SMITH: Even to this day, Whitey Bulger still inspires enough fear that many here refuse to talk on the record about him.
MARTHA MANNING: I wouldn't dare do anything. He has friends here.
SMITH: Does it make you feel better that he's picked up now, that he's arrested?
MANNING: He was arrested?
SMITH: They got him this morning.
MANNING: I didn't know that. That is wonderful. That makes me very happy. You know what, I'm not afraid to say anything about him now.
SMITH: Boston resident Martha Manning is not the only one relieved. Relatives of Bulger's long list of alleged victims expressed a sense of satisfaction. Attorney William Christie represents the families of two murdered men who have won court cases against the FBI arguing that rogue agents enabled the brutal hits.
WILLIAM CHRISTIE: A lot of people who participated or aided and abetted have been brought to justice.

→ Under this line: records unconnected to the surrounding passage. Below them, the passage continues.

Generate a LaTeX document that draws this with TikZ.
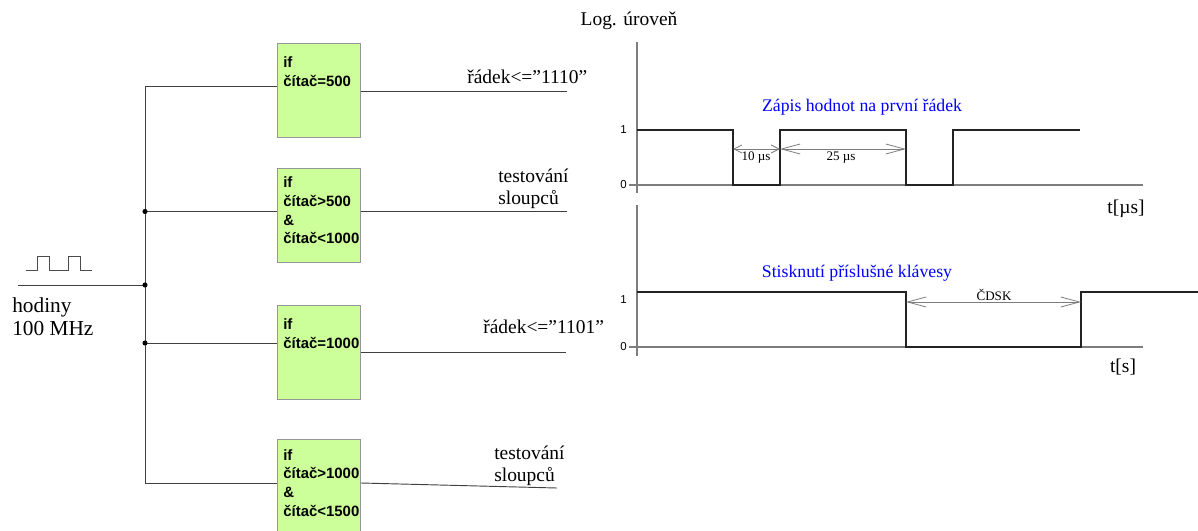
\documentclass[tikz,border=0pt]{standalone}
\usepackage{fontspec}
\setmainfont{Liberation Serif}
\setsansfont{Liberation Sans}
\usetikzlibrary{arrows.meta, positioning}

\definecolor{boxgreen}{RGB}{204,255,153}
\definecolor{boxedge}{RGB}{150,150,150}
\definecolor{axisgray}{RGB}{125,125,125}
\definecolor{signal}{RGB}{35,35,35}

\tikzset{
  condbox/.style={draw=boxedge, fill=boxgreen, line width=0.9pt, minimum width=62pt, minimum height=71pt, inner sep=0pt},
  condtext/.style={anchor=north west, inner sep=0pt, align=left, font=\sffamily\bfseries\fontsize{11.2}{14}\selectfont},
  wire/.style={draw=black!75, line width=0.7pt},
  outlabel/.style={anchor=base west, inner sep=0pt, align=left, font=\fontsize{14.6}{16.5}\selectfont},
  axis/.style={draw=axisgray, line width=0.8pt},
  wave/.style={draw=signal, line width=1.5pt},
  lvl/.style={font=\sffamily\fontsize{8.6}{10}\selectfont, inner sep=0pt},
  dimtext/.style={font=\fontsize{9.8}{11}\selectfont, inner sep=0pt},
  dimline/.style={draw=axisgray, line width=0.6pt, {Straight Barb[length=14pt,width=7.5pt]}-{Straight Barb[length=14pt,width=7.5pt]}},
  dimshort/.style={draw=axisgray, line width=0.6pt, {Straight Barb[length=6pt,width=6pt]}-{Straight Barb[length=6pt,width=6pt]}},
  note/.style={text=blue, font=\fontsize{13.3}{15}\selectfont, inner sep=0pt}
}

\begin{document}
\begin{tikzpicture}[x=0.75pt, y=-0.75pt]
  \useasboundingbox (0,0) rectangle (1198,531);

  % clock input
  \draw[draw=black!70, line width=0.7pt] (26,270) -- (37,270) -- (37,256) -- (49,256) -- (49,270)
    -- (68,270) -- (68,256) -- (80,256) -- (80,270) -- (92,270);
  \node[anchor=north west, align=left, inner sep=0pt, font=\fontsize{16}{17.3}\selectfont] (clk) at (12,297) {hodiny\\100 MHz};

  \coordinate (clkin) at (18,285);
  \coordinate (bustop) at (145,86);
  \coordinate (j2) at (145,211.5);
  \coordinate (jin) at (145,285);
  \coordinate (j3) at (145,343);
  \coordinate (busbot) at (145,483);

  % condition boxes
  \node[condbox] (c1) at (319,90.5) {};
  \node[condbox] (c2) at (319,215.5) {};
  \node[condbox] (c3) at (319,352.5) {};
  \node[condbox] (c4) at (319,486.5) {};

  \node[condtext] (t1) at ([xshift=4.5pt, yshift=-10.5pt]c1.north west) {if\\čítač=500};
  \node[condtext] (t2) at ([xshift=4.5pt, yshift=-7pt]c2.north west) {if\\čítač>500\\\&\\čítač<1000};
  \node[condtext] (t3) at ([xshift=4.5pt, yshift=-10.5pt]c3.north west) {if\\čítač=1000};
  \node[condtext] (t4) at ([xshift=4.5pt, yshift=-8pt]c4.north west) {if\\čítač>1000\\\&\\čítač<1500};

  % bus and branches
  \draw[wire] (clkin) -- (jin);
  \draw[wire] (bustop -| c1.west) -- (bustop) -- (busbot) -- (busbot -| c4.west);
  \draw[wire] (j2) -- (j2 -| c2.west);
  \draw[wire] (j3) -- (j3 -| c3.west);
  \foreach \j in {j2, jin, j3}
    \fill[black] (\j) circle (1.9pt);

  % outputs
  \coordinate (o1) at (567,91);
  \coordinate (o2) at (567,211.5);
  \coordinate (o3) at (566,352);
  \coordinate (o4) at (557,488);
  \draw[wire] (c1.east |- o1) -- (o1);
  \draw[wire] (c2.east |- o2) -- (o2);
  \draw[wire] (c3.east |- o3) -- (o3);
  \draw[wire] (c4.east |- busbot) -- (o4);

  \node[outlabel] (r1) at (467,84) {řádek<=”1110”};
  \node[outlabel] (s2) at (498,204) {testování\\sloupců};
  \node[outlabel] (r3) at (483,333) {řádek<=”1101”};
  \node[outlabel] (s4) at (494,481) {testování\\sloupců};

  % upper timing diagram
  \node[font=\fontsize{14.6}{16}\selectfont, inner sep=0pt] (logu) at (629,21) {Log. úroveň};
  \draw[axis] (637,42) -- (637,193);
  \draw[axis] (629,185) -- (1143,185);
  \node[lvl, anchor=east] (h1) at (627,130) {1};
  \node[lvl, anchor=east] (l1) at (627,185) {0};
  \coordinate (a1) at (733,149);
  \coordinate (a2) at (780,149);
  \coordinate (a3) at (906,149);
  \draw[wave] (637,130) -- (733,130) -- (733,185) -- (780,185) -- (780,130) -- (906,130)
    -- (906,185) -- (953,185) -- (953,130) -- (1080,130);
  \draw[dimshort] (a1) -- (a2);
  \draw[dimline] (a2) -- (a3);
  \node[dimtext] at (756,158) {10 µs};
  \node[dimtext] at (841,158) {25 µs};
  \node[note] (zapis) at (862,107) {Zápis hodnot na první řádek};
  \node[font=\fontsize{14.6}{16}\selectfont, inner sep=0pt] (tus) at (1126,209) {t[µs]};

  % lower timing diagram
  \draw[axis] (637,205) -- (637,356);
  \draw[axis] (629,347) -- (1143,347);
  \node[lvl, anchor=east] (h2) at (627,300) {1};
  \node[lvl, anchor=east] (l2) at (627,347) {0};
  \coordinate (b1) at (906,302);
  \coordinate (b2) at (1081,302);
  \draw[wave] (637,292) -- (906,292) -- (906,347) -- (1081,347) -- (1081,292) -- (1198,292);
  \draw[dimline] (b1) -- (b2);
  \node[dimtext] at (994,295) {ČDSK};
  \node[note] (stisk) at (857,273) {Stisknutí příslušné klávesy};
  \node[font=\fontsize{14.6}{16}\selectfont, inner sep=0pt] (ts) at (1123,367) {t[s]};
\end{tikzpicture}
\end{document}
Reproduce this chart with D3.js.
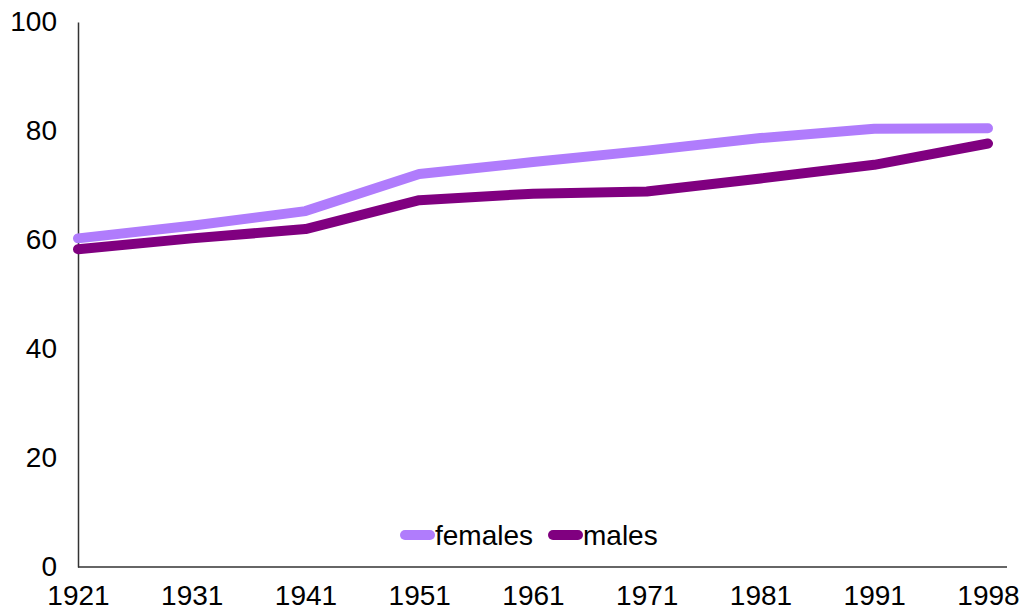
<!DOCTYPE html>
<html>
<head>
<meta charset="utf-8">
<script src="https://cdn.jsdelivr.net/npm/d3@7"></script>
<style>
  body { margin: 0; background: #fff; }
  svg text { font-family: "Liberation Sans", Arial, sans-serif; fill: #000; }
</style>
</head>
<body>
<svg id="chart" width="1024" height="612"></svg>
<script>
const years = ["1921", "1931", "1941", "1951", "1961", "1971", "1981", "1991", "1998"];
const females = [60.3, 62.6, 65.3, 72.1, 74.3, 76.4, 78.7, 80.4, 80.5];
const males = [58.3, 60.3, 62.0, 67.3, 68.5, 68.9, 71.3, 73.8, 77.7];
const yTicks = [0, 20, 40, 60, 80, 100];

const series = [
    { name: "females", values: females, color: "#b07cfc" },
    { name: "males", values: males, color: "#800080" }
];

const svg = d3.select("#chart");
const margin = { top: 22, right: 36, bottom: 45, left: 78 };
const width = +svg.attr("width");
const height = +svg.attr("height");

const x = d3.scalePoint().domain(years).range([margin.left, 988]);
const y = d3.scaleLinear().domain([0, 100]).range([height - margin.bottom, margin.top]);

// y axis
const yAxis = svg.append("g")
    .attr("transform", `translate(${margin.left},0)`)
    .call(d3.axisLeft(y).tickValues(yTicks).tickSize(0).tickPadding(21));
yAxis.select(".domain").attr("stroke", "#333").attr("stroke-width", 1.5);
yAxis.selectAll("text").style("font-size", "28px");

// x axis
const xAxis = svg.append("g")
    .attr("transform", `translate(0,${y(0)})`)
    .call(d3.axisBottom(x).tickSize(0).tickPadding(18));
xAxis.select(".domain").remove();
xAxis.append("line")
    .attr("x1", margin.left).attr("x2", width - margin.right + 19)
    .attr("stroke", "#333").attr("stroke-width", 1.5);
xAxis.selectAll("text").style("font-size", "28px");

const line = d3.line()
    .x((d, i) => x(years[i]))
    .y(d => y(d));

svg.selectAll(".series")
    .data(series)
    .enter()
    .append("path")
    .attr("class", "series")
    .attr("fill", "none")
    .attr("stroke", d => d.color)
    .attr("stroke-width", 10)
    .attr("stroke-linecap", "round")
    .attr("stroke-linejoin", "round")
    .attr("d", d => line(d.values));

// legend
const legend = svg.append("g").attr("transform", "translate(405,535)");
const items = legend.selectAll(".item")
    .data(series)
    .enter()
    .append("g")
    .attr("class", "item")
    .attr("transform", (d, i) => `translate(${i * 148},0)`);
items.append("line")
    .attr("x1", 0).attr("x2", 25)
    .attr("stroke", d => d.color)
    .attr("stroke-width", 10)
    .attr("stroke-linecap", "round");
items.append("text")
    .attr("x", 30)
    .attr("dy", "0.35em")
    .style("font-size", "28px")
    .text(d => d.name);
</script>
</body>
</html>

But the evidence that we have is that Bulger was the actual trigger man in both murders and he's the one that got away with it - at least for 16 years. And so the fact that he has now been brought to justice is a great sense of vindication.
SMITH: Lifelong Southie resident Patrick Michael O'Malley says many grew up looking up to Bulger as a kind of modern-day Robin Hood.
PATRICK MICHAEL O: A lot of people liked him, because he helped a lot of people. If you didn't have food on the table, he'd made sure you got it.
SMITH: Indeed, even today, some who grew up in Southie, like Jill Conley and Candice Lavoie, expressed mixed feelings at Bulger's arrest.
JILL CONLEY: He's an old man. I don't think he's going to be hurting nobody. Let him live out his life, you know?
CANDICE LAVOIE: I don't think that, you know, what happened way back when should matter now. I mean, he's 82 years old.
CONLEY: He's going to die soon anyway. Who - I mean, I'm sure he's a changed person now.
LAVOIE: I'm sure.
SMITH: Many here say they are not surprised Bugler wasn't arrested sooner. Years after FBI agents were convicted for tipping Bulger off so he could evade arrest, folks like Kevin Stewart remain suspicious about law enforcement.
KEVIN STEWART: I don't think they were trying. I mean bin Laden. They got him, but they couldn't find Whitey? They weren't looking very hard.